The decision to downsize is rarely clear-cut. You’ll almost certainly have to make the odd compromise, so you could start by deciding what’s non-negotiable and where you can be more flexible. Here’s some tips to help you work through the decision-making process: 

  • Write down your list of personal pros and cons. This will help you to clarify your thinking and prioritise your needs.  
  • Think about your future independence. If, like the majority of Australians, you’d like to age in your home, consider whether that would that be possible where you’re living now. What happens if you have mobility issues, for example? Can you walk into your shower or move freely with a walking cane if you had future difficulties? 
  • Imagine yourself in later life – what will you enjoy day-to-day? What will contribute most to your wellbeing? Focusing on things that make you happy can help you to build a picture of where you really want to be. 
  • Family and friends who have downsized can be a great source of information and advice. Ask them about their experiences – and what they’d do differently if they were to do it again. 

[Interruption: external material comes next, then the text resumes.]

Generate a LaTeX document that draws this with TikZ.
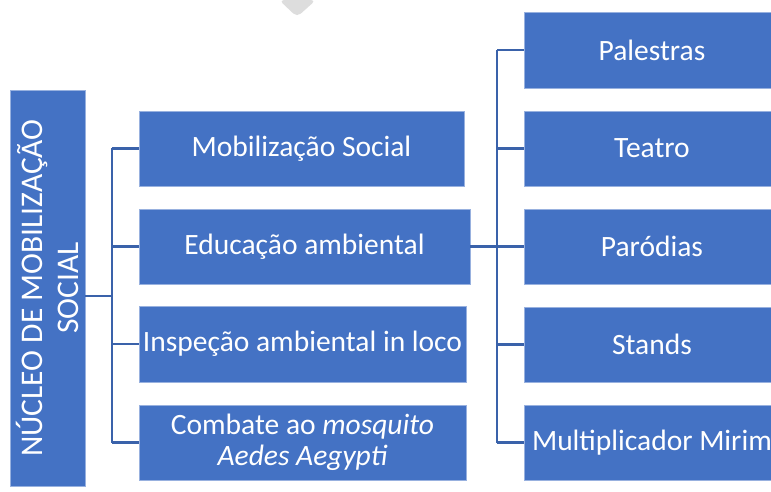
\documentclass[tikz,border=0pt]{standalone}
\usepackage{fontspec}
\setmainfont{Carlito}
\usetikzlibrary{calc}

\definecolor{boxblue}{HTML}{4472C4}
\definecolor{linkblue}{HTML}{3A62AA}
\definecolor{blobgray}{HTML}{DDDDDD}

\tikzset{
  box/.style={rectangle, fill=boxblue, draw=boxblue!55!white, line width=0.8pt,
    text=white, align=center, inner sep=0pt,
    font=\fontsize{29.5}{31}\selectfont},
  link/.style={draw=linkblue, line width=2.2pt}
}

\begin{document}
\begin{tikzpicture}[x=1pt,y=-1pt]
\useasboundingbox (0,0) rectangle (771,492);
% mark at the top edge
\fill[blobgray, rounded corners=5] (279,0) -- (297,17) -- (316,0) -- cycle;

% main column
\node[box, minimum width=396, minimum height=75, rotate=90,
  font=\fontsize{31.5}{36}\selectfont] (nucleo) at (47.5,288)
  {NÚCLEO DE MOBILIZAÇÃO\\SOCIAL};

% second level
\node[box, minimum width=325, minimum height=75] (mobil) at (301.5,148.5) {Mobilização Social};
\node[box, minimum width=331, minimum height=75] (educ) at (304.5,246.5) {Educação ambiental};
\node[box, minimum width=327, minimum height=76] (insp) at (302.5,344) {Inspeção ambiental in loco};
\node[box, minimum width=327, minimum height=75] (combate) at (302.5,442.5)
  {Combate ao \textit{mosquito}\\\textit{Aedes Aegypti}};

% third level
\node[box, minimum width=256, minimum height=76] (palestras) at (652,50) {Palestras};
\node[box, minimum width=256, minimum height=75] (teatro) at (652,148.5) {Teatro};
\node[box, minimum width=256, minimum height=75] (parodias) at (652,246.5) {Paródias};
\node[box, minimum width=256, minimum height=75] (stands) at (652,344.5) {Stands};
\node[box, minimum width=256, minimum height=75] (mirim) at (652,442.5) {Multiplicador Mirim};

% connectors
\coordinate (spineA) at (112,296);
\coordinate (spineB) at (497,246.5);
\draw[link] (spineA -| nucleo.south) -- (spineA);
\draw[link] (spineA |- mobil.west) -- (spineA |- combate.west);
\foreach \n in {mobil,educ,insp,combate}
  \draw[link] (spineA |- \n.west) -- (\n.west);
\draw[link] (educ.east) -- (spineB);
\draw[link] (spineB |- palestras.west) -- (spineB |- mirim.west);
\foreach \n in {palestras,teatro,parodias,stands,mirim}
  \draw[link] (spineB |- \n.west) -- (\n.west);
\end{tikzpicture}
\end{document}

As you work through the process, hopefully the decision about whether you are ready to downsize will become clearer. Whatever you decide, you’ll feel better once you’ve made the call.  

Dip your toe in the water  

People often associate downsizing with a move to somewhere more scenic. Tempted by the idea of a sea change, a tree change or any other significant move? Consider renting in the area for a while. In fact, if it’s possible, Suzy Wiegard, Head of Relationships (Banking) at Australian Unity, recommends staying for a whole year. 

“The place you love for your summer holidays could be very different in winter,” she says. “You also need time to decide whether you feel at home with the community, particularly if you’ve moved away from family and friends.” 

Allow enough time to decide 

There are no hard-and-fast rules about deciding whether downsize. However, if you think it’s a real possibility, you should give yourself plenty of time to consider all of your options.  

If you decide to go ahead, you’ll need to do careful research to make sure you’ve ticked every box. 

“I know of a couple who moved into a beautiful apartment where they intended to stay for life,” says Suzy. “Then, after a year or so, they realised it wasn’t going to meet their future needs after all. They hadn’t considered what would happen if they weren’t able to drive, so they weren’t within walking distance of essential shops, medical services or even public transport.” 

The couple has decided to sell and buy again which, apart from the stress and disruption, can be very expensive.  

“Agents’ fees, stamp duty and the costs of the move can easily chew up 20 percent of your equity,” Suzy continues. “It’s important to get it right first time.” 

When you’re ready 

You may feel there’s never going to be a right time to downsize, particularly if you’re strongly attached to where you’re living now. But if you know in your heart that it would be the best thing for your future, try to see it as an exciting new start. Once the hard work is behind you, you’ll be able to relax and enjoy all your new environment has to offer knowing you’ve found your home for life. 

Disclaimer: Information provided in this article is of a general nature. Australian Unity accepts no responsibility for the accuracy of any of the opinions, advice, representations or information contained in this publication. Readers should rely on their own professional advice and enquiries in making decisions affecting their own health, wellbeing or interest.